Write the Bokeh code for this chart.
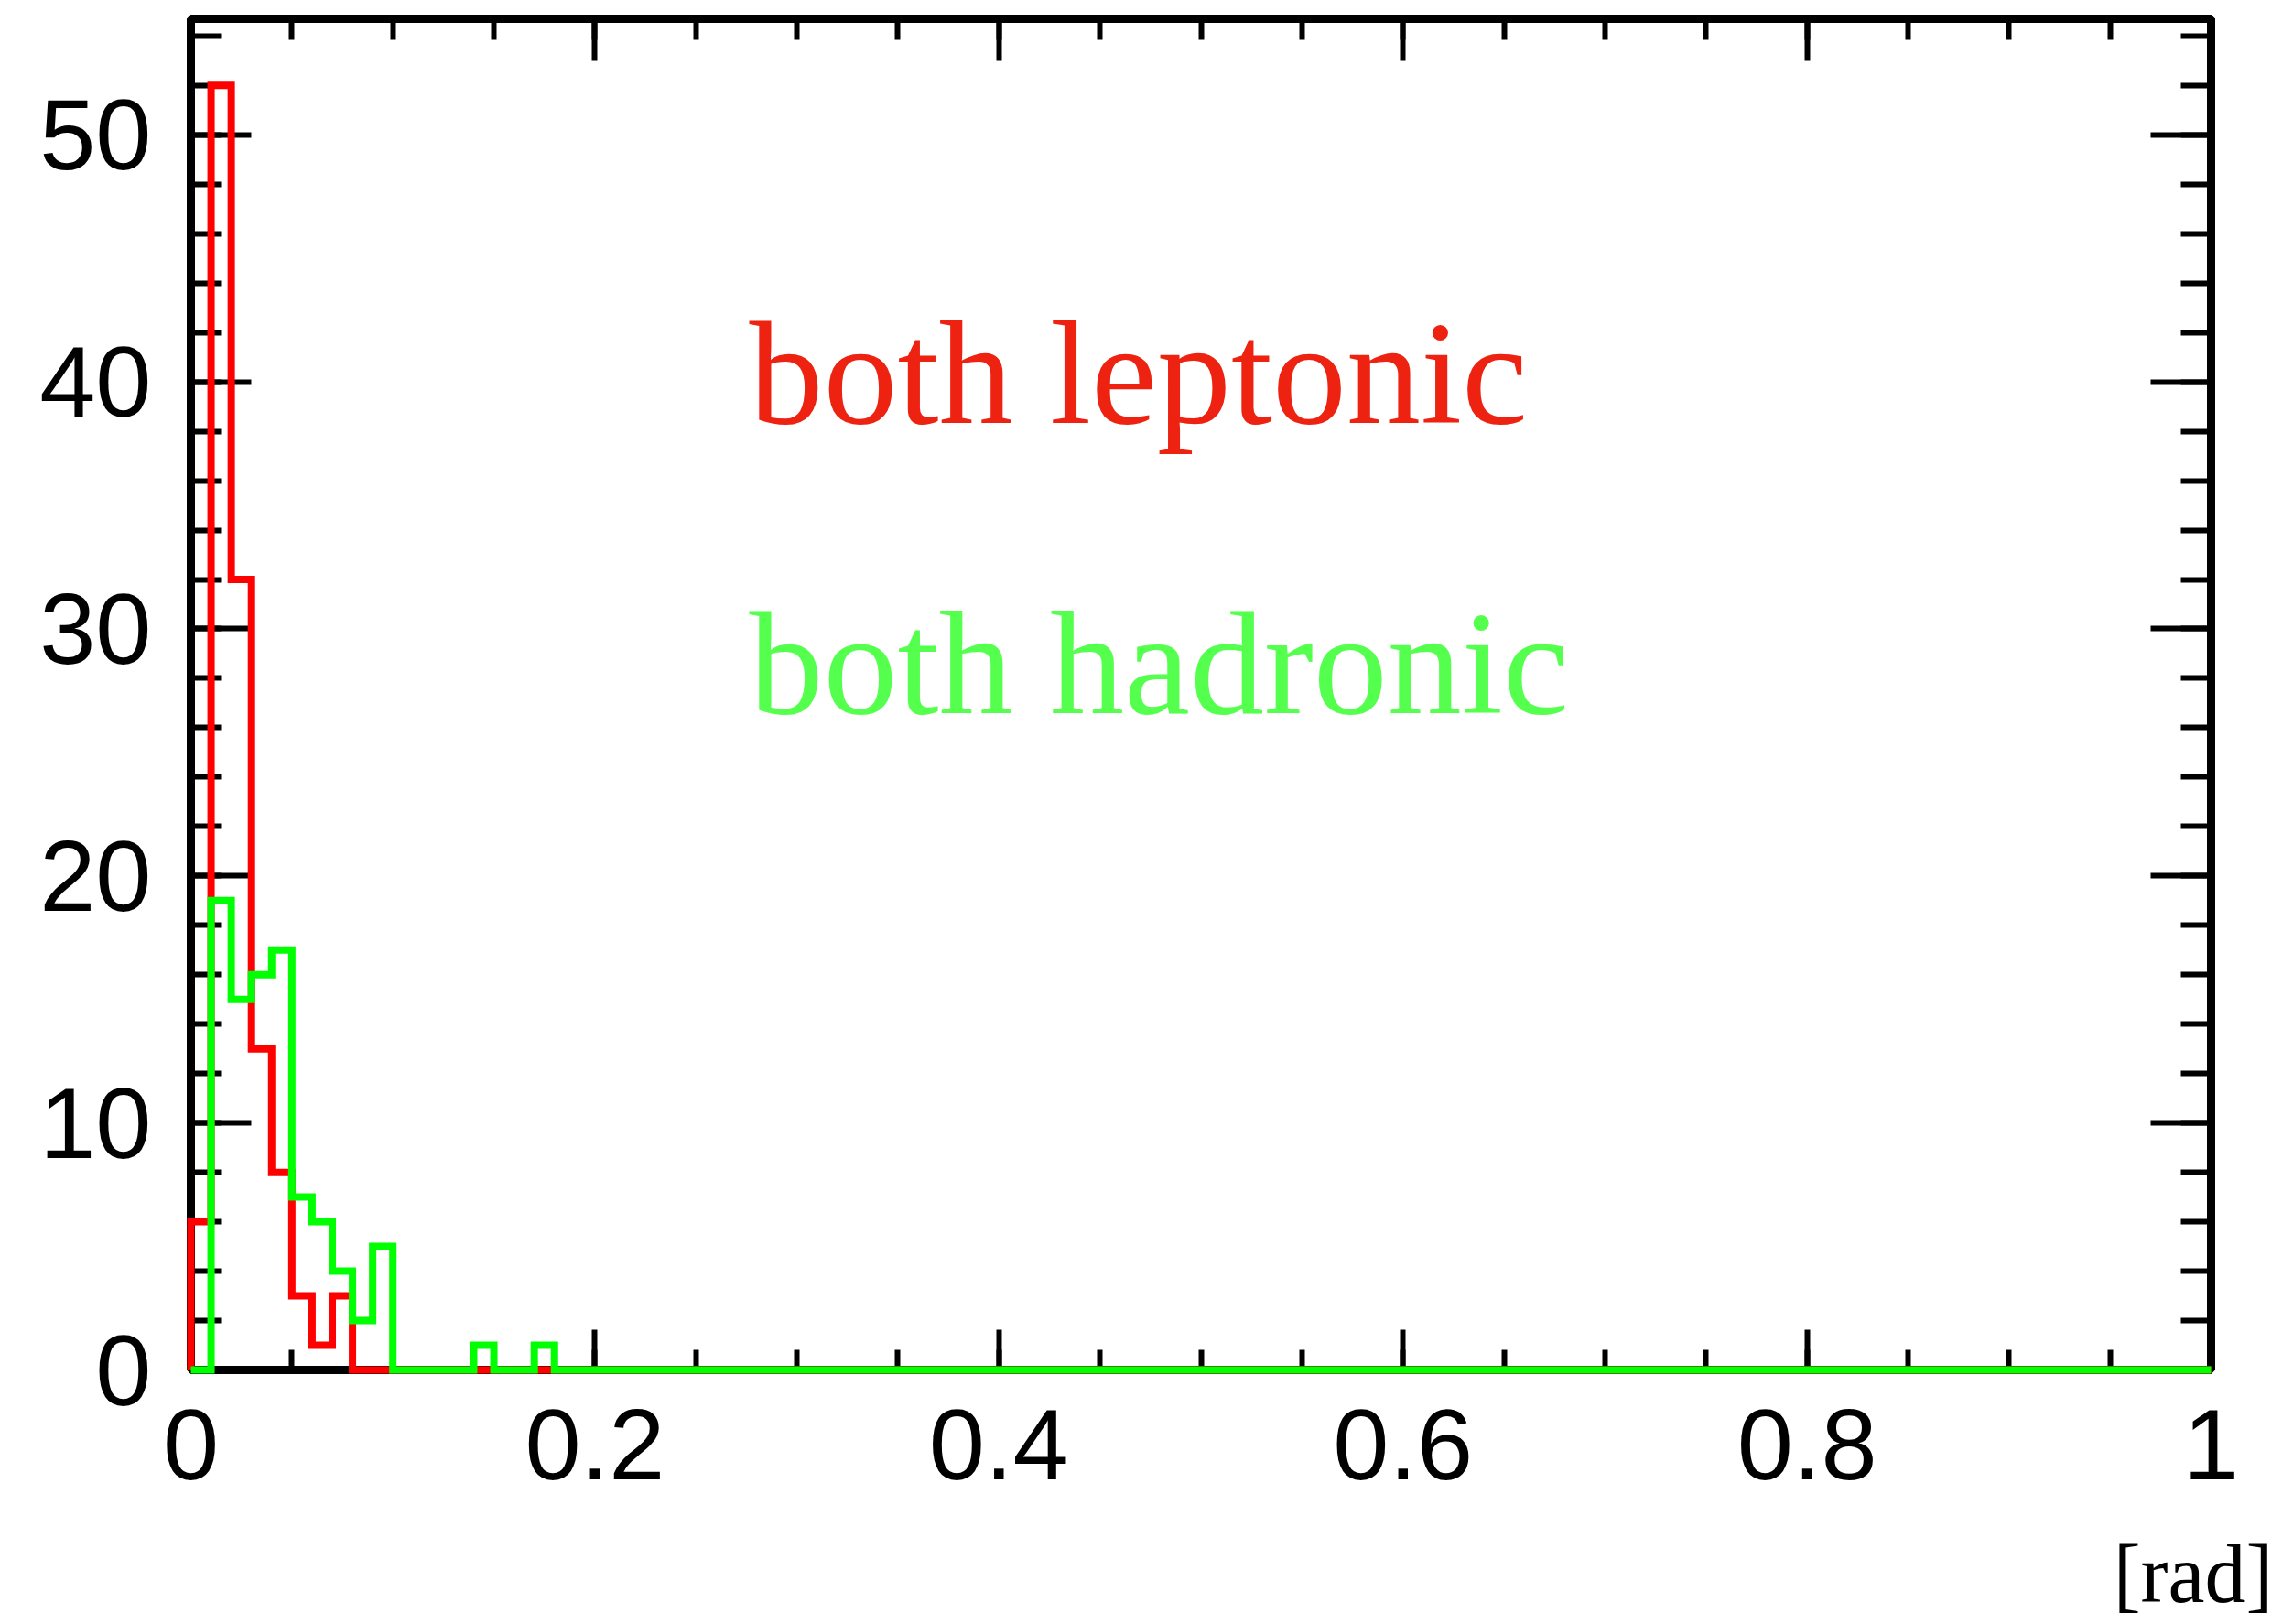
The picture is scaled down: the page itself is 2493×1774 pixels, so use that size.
import numpy as np
from bokeh.plotting import figure
from bokeh.models import Range1d, LinearAxis, FixedTicker, Title
from bokeh.core.properties import value
from bokeh.embed import file_html
from bokeh.resources import INLINE

# ---------------- data ----------------
n_bins = 100
x_min, x_max = 0.0, 1.0

# counts per bin (bin width 0.01 rad)
leptonic_counts = [
    6, 52, 32, 13, 8, 3, 1, 3, 0, 0,
    0, 0, 0, 0, 0, 0, 0, 0, 0, 0,
    0, 0, 0, 0, 0, 0, 0, 0, 0, 0,
    0, 0, 0, 0, 0, 0, 0, 0, 0, 0,
    0, 0, 0, 0, 0, 0, 0, 0, 0, 0,
    0, 0, 0, 0, 0, 0, 0, 0, 0, 0,
    0, 0, 0, 0, 0, 0, 0, 0, 0, 0,
    0, 0, 0, 0, 0, 0, 0, 0, 0, 0,
    0, 0, 0, 0, 0, 0, 0, 0, 0, 0,
    0, 0, 0, 0, 0, 0, 0, 0, 0, 0,
]
hadronic_counts = [
    0, 19, 15, 16, 17, 7, 6, 4, 2, 5,
    0, 0, 0, 0, 1, 0, 0, 1, 0, 0,
    0, 0, 0, 0, 0, 0, 0, 0, 0, 0,
    0, 0, 0, 0, 0, 0, 0, 0, 0, 0,
    0, 0, 0, 0, 0, 0, 0, 0, 0, 0,
    0, 0, 0, 0, 0, 0, 0, 0, 0, 0,
    0, 0, 0, 0, 0, 0, 0, 0, 0, 0,
    0, 0, 0, 0, 0, 0, 0, 0, 0, 0,
    0, 0, 0, 0, 0, 0, 0, 0, 0, 0,
    0, 0, 0, 0, 0, 0, 0, 0, 0, 0,
]

x_ticks = [0, 0.2, 0.4, 0.6, 0.8, 1]
x_tick_labels = ["0", "0.2", "0.4", "0.6", "0.8", "1"]
y_ticks = [0, 10, 20, 30, 40, 50]
y_tick_labels = ["0", "10", "20", "30", "40", "50"]

series_labels = ["both leptonic", "both hadronic"]
x_unit_label = "[rad]"

# ---------------- helpers ----------------
edges = np.linspace(x_min, x_max, n_bins + 1)


def step_path(counts):
    c = np.asarray(counts, dtype=float)
    xs = [edges[0]]
    ys = [0.0]
    for i in range(len(c)):
        xs += [edges[i], edges[i + 1]]
        ys += [c[i], c[i]]
    xs.append(edges[-1])
    ys.append(0.0)
    return xs, ys


# ---------------- figure ----------------
p = figure(
    frame_width=2207, frame_height=1476,
    min_border_left=208, min_border_right=78,
    min_border_top=20, min_border_bottom=278,
    x_range=Range1d(0, 1), y_range=Range1d(0, 54.7),
    x_axis_type=None, y_axis_type=None,
    output_backend="svg", toolbar_location=None,
    background_fill_color="white", border_fill_color="white",
)
p.outline_line_color = "black"
p.outline_line_width = 9
p.outline_line_alpha = 1.0

x_minor = list(np.round(np.arange(0, 1.0001, 0.05), 4))
y_minor = list(np.arange(0, 55, 2))

label_font = "Liberation Sans"
label_size = "110px"


def style_axis(ax, tick_in, minor_in, show_labels, standoff):
    ax.axis_line_width = 9
    ax.axis_line_color = "black"
    ax.major_tick_in = tick_in
    ax.major_tick_out = 0
    ax.minor_tick_in = minor_in
    ax.minor_tick_out = 0
    ax.major_tick_line_width = 6
    ax.minor_tick_line_width = 6
    ax.major_tick_line_color = "black"
    ax.minor_tick_line_color = "black"
    if show_labels:
        ax.major_label_text_font = label_font
        ax.major_label_text_font_size = label_size
        ax.major_label_text_color = "black"
        ax.major_label_standoff = standoff
    else:
        ax.major_label_text_font_size = "0px"
        ax.major_label_text_alpha = 0
        ax.major_label_standoff = 0


x_ticker = FixedTicker(ticks=x_ticks, minor_ticks=x_minor)
y_ticker = FixedTicker(ticks=y_ticks, minor_ticks=y_minor)

bottom = LinearAxis(ticker=x_ticker,
                    major_label_overrides={t: l for t, l in zip(x_ticks, x_tick_labels)})
style_axis(bottom, 44, 22, True, 43)
top = LinearAxis(ticker=x_ticker)
style_axis(top, 46, 23, False, 0)
left = LinearAxis(ticker=y_ticker,
                  major_label_overrides={t: l for t, l in zip(y_ticks, y_tick_labels)})
style_axis(left, 66, 33, True, 43)
right = LinearAxis(ticker=y_ticker)
style_axis(right, 66, 33, False, 0)

p.add_layout(bottom, "below")
p.add_layout(top, "above")
p.add_layout(left, "left")
p.add_layout(right, "right")

# unit label, bottom right (below the tick labels)
p.add_layout(Title(text=x_unit_label, align="right", offset=-68,
                   text_font="Liberation Serif", text_font_size="90px",
                   text_font_style="normal", text_color="black",
                   standoff=98), "below")

# histograms
lx, ly = step_path(leptonic_counts)
hx, hy = step_path(hadronic_counts)
r1 = p.line(lx, ly, line_color="#ff0000", line_width=8, line_join="miter")
r2 = p.line(hx, hy, line_color="#00ff00", line_width=8, line_join="miter")
r1.level = "overlay"
r2.level = "overlay"

# series text
p.text(x=[0.2764], y=[40.34], text=[series_labels[0]],
       text_font=value("Liberation Serif"), text_font_size="162px",
       text_color="#ee2211", text_align="left", text_baseline="alphabetic")
p.text(x=[0.2764], y=[28.6], text=[series_labels[1]],
       text_font=value("Liberation Serif"), text_font_size="162px",
       text_color="#55ff4d", text_align="left", text_baseline="alphabetic")

open("out.html", "w").write(file_html(p, INLINE))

-.-.-

-- What is being asked --
Starting at the first line of the material, output exactly the lines up to and including the one with "edges = np.linspace(x_min, x_max, n_bins + 1)". Do not include the pictures.

-- Solved exercise --
Write the Bokeh code for this chart.
The picture is scaled down: the page itself is 2493×1774 pixels, so use that size.
import numpy as np
from bokeh.plotting import figure
from bokeh.models import Range1d, LinearAxis, FixedTicker, Title
from bokeh.core.properties import value
from bokeh.embed import file_html
from bokeh.resources import INLINE

# ---------------- data ----------------
n_bins = 100
x_min, x_max = 0.0, 1.0

# counts per bin (bin width 0.01 rad)
leptonic_counts = [
    6, 52, 32, 13, 8, 3, 1, 3, 0, 0,
    0, 0, 0, 0, 0, 0, 0, 0, 0, 0,
    0, 0, 0, 0, 0, 0, 0, 0, 0, 0,
    0, 0, 0, 0, 0, 0, 0, 0, 0, 0,
    0, 0, 0, 0, 0, 0, 0, 0, 0, 0,
    0, 0, 0, 0, 0, 0, 0, 0, 0, 0,
    0, 0, 0, 0, 0, 0, 0, 0, 0, 0,
    0, 0, 0, 0, 0, 0, 0, 0, 0, 0,
    0, 0, 0, 0, 0, 0, 0, 0, 0, 0,
    0, 0, 0, 0, 0, 0, 0, 0, 0, 0,
]
hadronic_counts = [
    0, 19, 15, 16, 17, 7, 6, 4, 2, 5,
    0, 0, 0, 0, 1, 0, 0, 1, 0, 0,
    0, 0, 0, 0, 0, 0, 0, 0, 0, 0,
    0, 0, 0, 0, 0, 0, 0, 0, 0, 0,
    0, 0, 0, 0, 0, 0, 0, 0, 0, 0,
    0, 0, 0, 0, 0, 0, 0, 0, 0, 0,
    0, 0, 0, 0, 0, 0, 0, 0, 0, 0,
    0, 0, 0, 0, 0, 0, 0, 0, 0, 0,
    0, 0, 0, 0, 0, 0, 0, 0, 0, 0,
    0, 0, 0, 0, 0, 0, 0, 0, 0, 0,
]

x_ticks = [0, 0.2, 0.4, 0.6, 0.8, 1]
x_tick_labels = ["0", "0.2", "0.4", "0.6", "0.8", "1"]
y_ticks = [0, 10, 20, 30, 40, 50]
y_tick_labels = ["0", "10", "20", "30", "40", "50"]

series_labels = ["both leptonic", "both hadronic"]
x_unit_label = "[rad]"

# ---------------- helpers ----------------
edges = np.linspace(x_min, x_max, n_bins + 1)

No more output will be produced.